Game Play: Bewitched by ‘Witcher 2’

“The Witcher 2: Assassins of Kings” was released by the relatively unknown Polish developer CD Project RED in 2011 for the PC, and though not as commercially successful or well known as other similar titles it managed to be one of the greatest games of its genre that I’ve ever played.

In the months following its release CD Project RED treated fans with updates addressing its difficulty in the opening levels, added an even harder “Dark” difficulty, comprehensive tutorial, and even threw in a multi-tiered arena for good measure. All these features have been packaged together with the game in the port to the Xbox 360, “The Witcher 2: Assassins of Kings Enhanced Edition.”

First and foremost I wish to address the undue griping about the reduced graphics between the PC release and the Xbox 360 port, only because the griping has been quite extensive.
Rare is the console port able to live up to the over-the-top visuals of a high-end personal computer, especially when cranked up to its highest settings — and at its highest settings this game was absolutely gorgeous in every sense of the word.

But even with a dip in the level of detail and the exclusion of a few aesthetic animations, “The Witcher 2” still looks great and is visually on par with or surpasses most other games of its kind on the system.

As mentioned earlier, the game itself is superb. The story revolves around Geralt of Rivia, a witcher.

Witchers are mutated monster-slayers trained and augmented since a young age to track and kill any number of creatures using their signature silver sword and witcher magics, known as “signs.”

Following the events of the original “Witcher,” released for PC in 2007, Geralt finds himself investigating the sudden deaths of kings of neighboring countries.

As Geralt, players have an assortment of weapons at their disposal to combat the many adversaries they’ll encounter, including a silver sword for monsters, a steel sword for humans, magic in the form of witcher signs, thrown weapons, and traps, all of which can be accessed on the fly through a time-slowing radial wheel.

Combat is fluid and the controls are responsive, though targeting your intended target can be a bit finicky when fighting multiple opponents. The camera can also be a real pain in the rear when backed into a corner.

Enemies are varied and vicious, and when played on the higher difficulty settings will require every ounce of your skill and arsenal to defeat. Boss battles are few and far between but can be quite exhilarating, especially the larger scale fights.

Though it’s not the open sandbox world of other fantasy RPGs, the game isn’t entirely linear either, especially once the player reaches some of the larger towns and starts picking up a good number of side quests.
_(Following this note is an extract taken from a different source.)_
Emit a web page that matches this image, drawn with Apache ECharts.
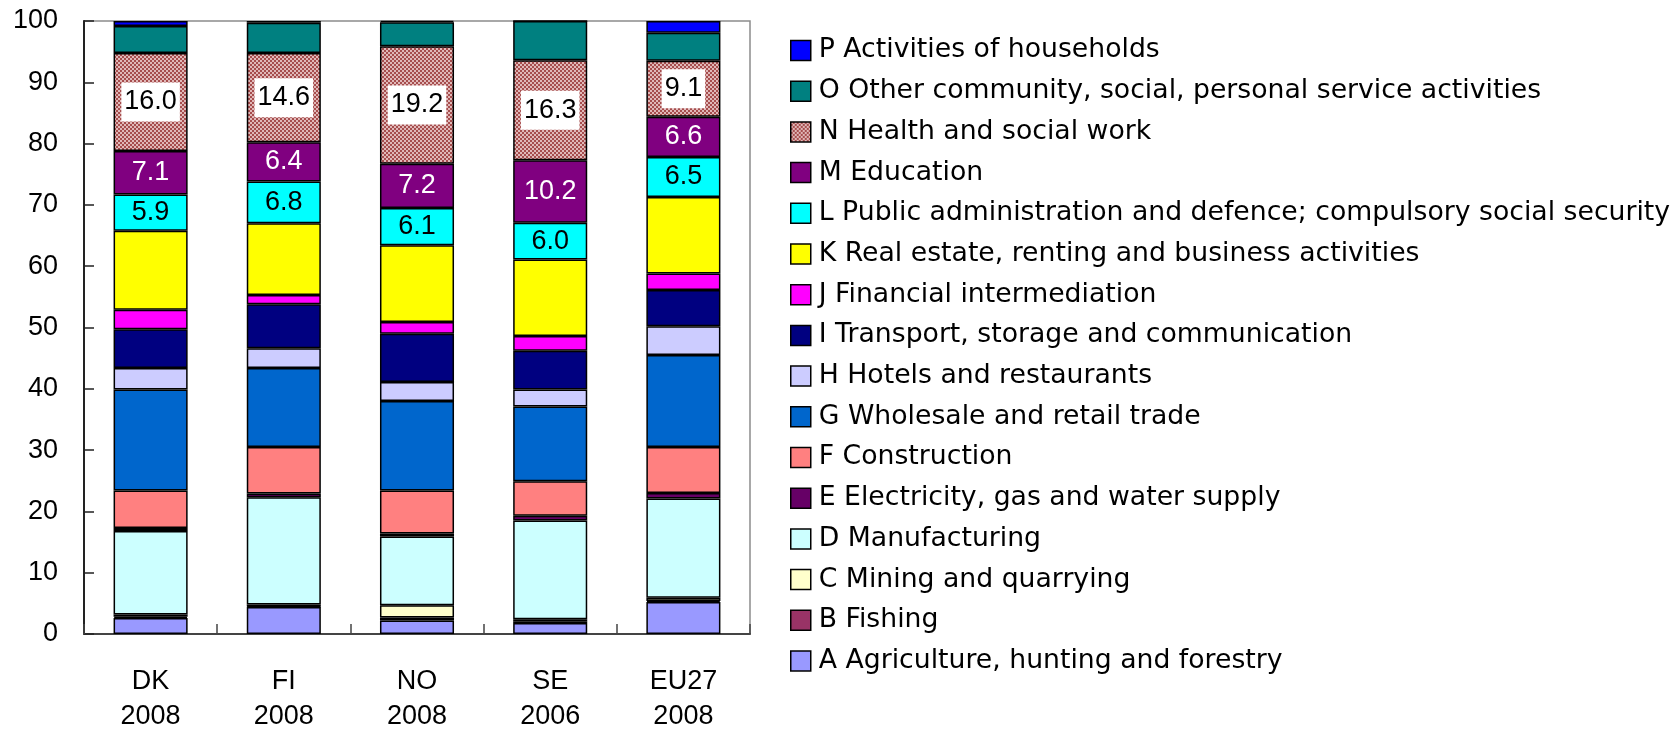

Lastly, it should be mentioned that this game is in no way intended for the underaged and goes a long way to earn its M-rating, especially in regards to the graphic nudity the game does not shy away from.

For those with a high-end PC on the fence about whether to get “The Witcher 2” on PC or Xbox 360, stick with the PC and you won’t be disappointed. But the console version still holds its own and is a must have for any RPG fan.